For the 2A community, the story lands as more than gear porn; it’s a case study in how versatile, civilian-owned technology expands the practical reach of individual liberty. Just as an outboard lets Reierson slip beyond cell range and Coast Guard response times, a lawfully carried firearm extends personal security when the nearest deputy is hours away by skiff or floatplane. Both choices reject the premise that safety and adventure must be outsourced to the state, and both face the same creeping regulatory pressure—noise rules on the water, magazine or “assault weapon” bans on land—that threatens to shrink the envelope of where free citizens can responsibly go. Yamaha’s decision to celebrate rather than sanitize that independence sends a subtle but welcome signal that private enterprise still values the rugged individualism the Bill of Rights was written to protect.

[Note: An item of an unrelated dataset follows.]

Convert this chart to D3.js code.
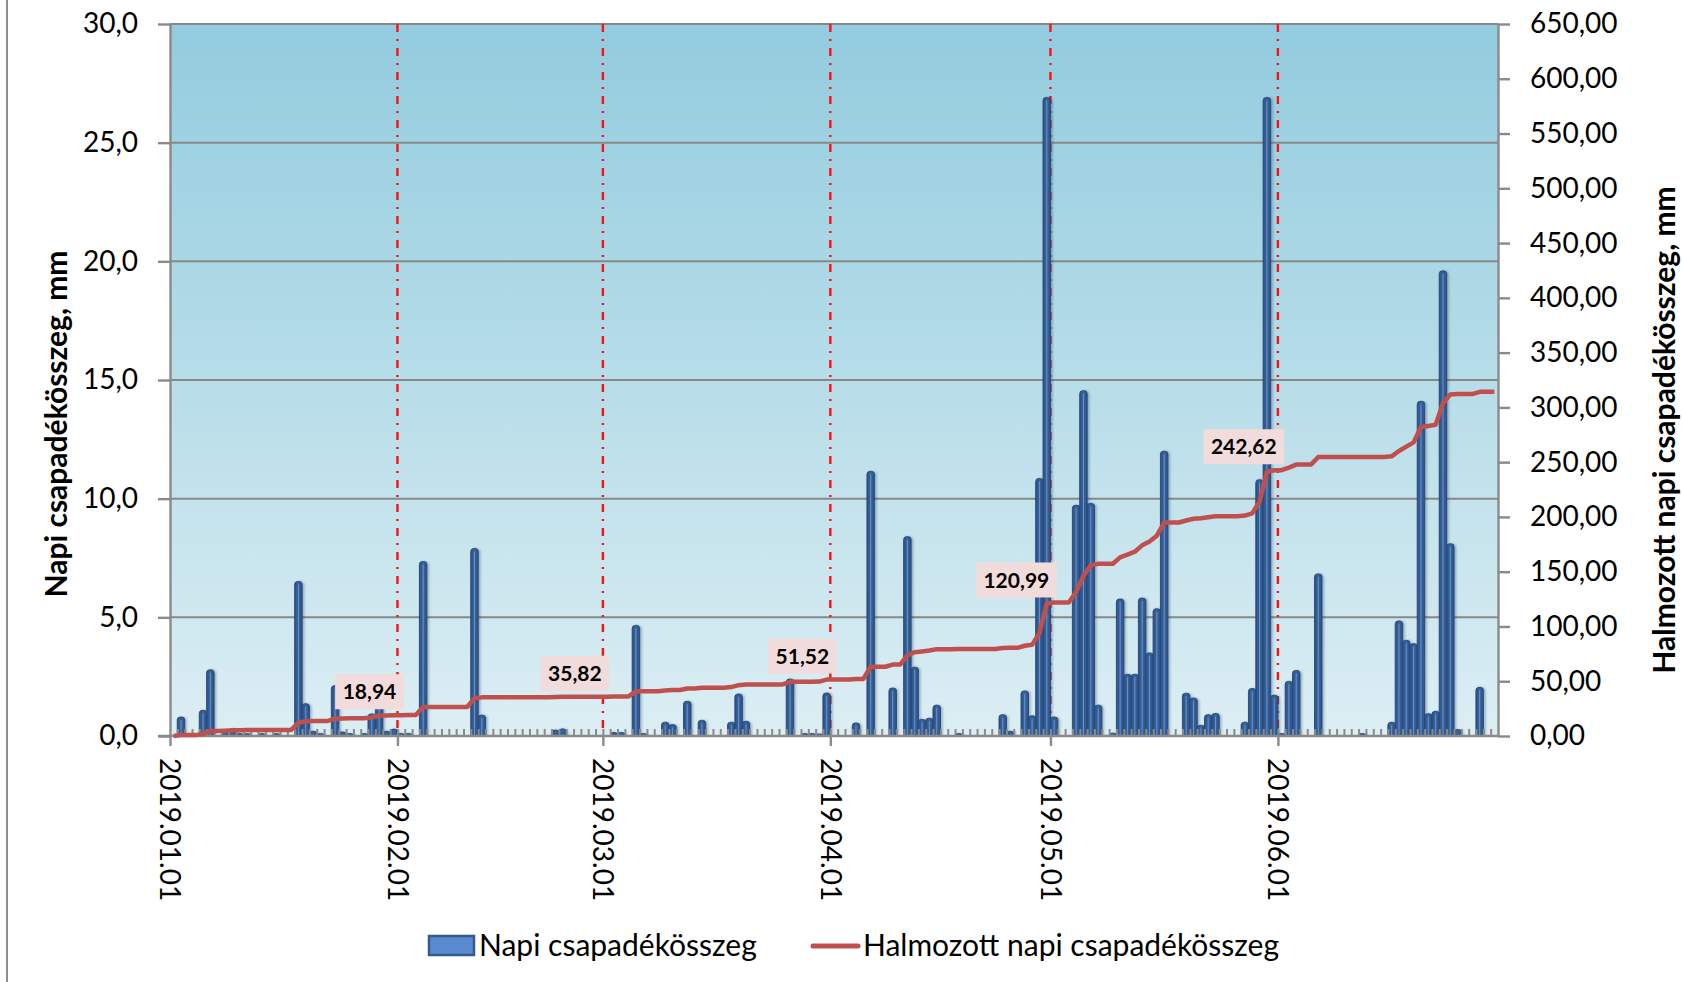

Ultimately, the Alaska Surf Guides piece reframes “adventure marketing” as quiet advocacy for the tools and mindset that keep the frontier spirit alive. Every frame of Reierson carving waves after a long Yamaha transit is also an argument for keeping civilian access to the machines—outboards, trucks, and yes, firearms—that turn wilderness from postcard to playground. In an era when coastal elites increasingly view remote places as fragile preserves best managed from afar, stories like this quietly insist that the best stewards are the armed, equipped, and self-directed citizens already out there living the life.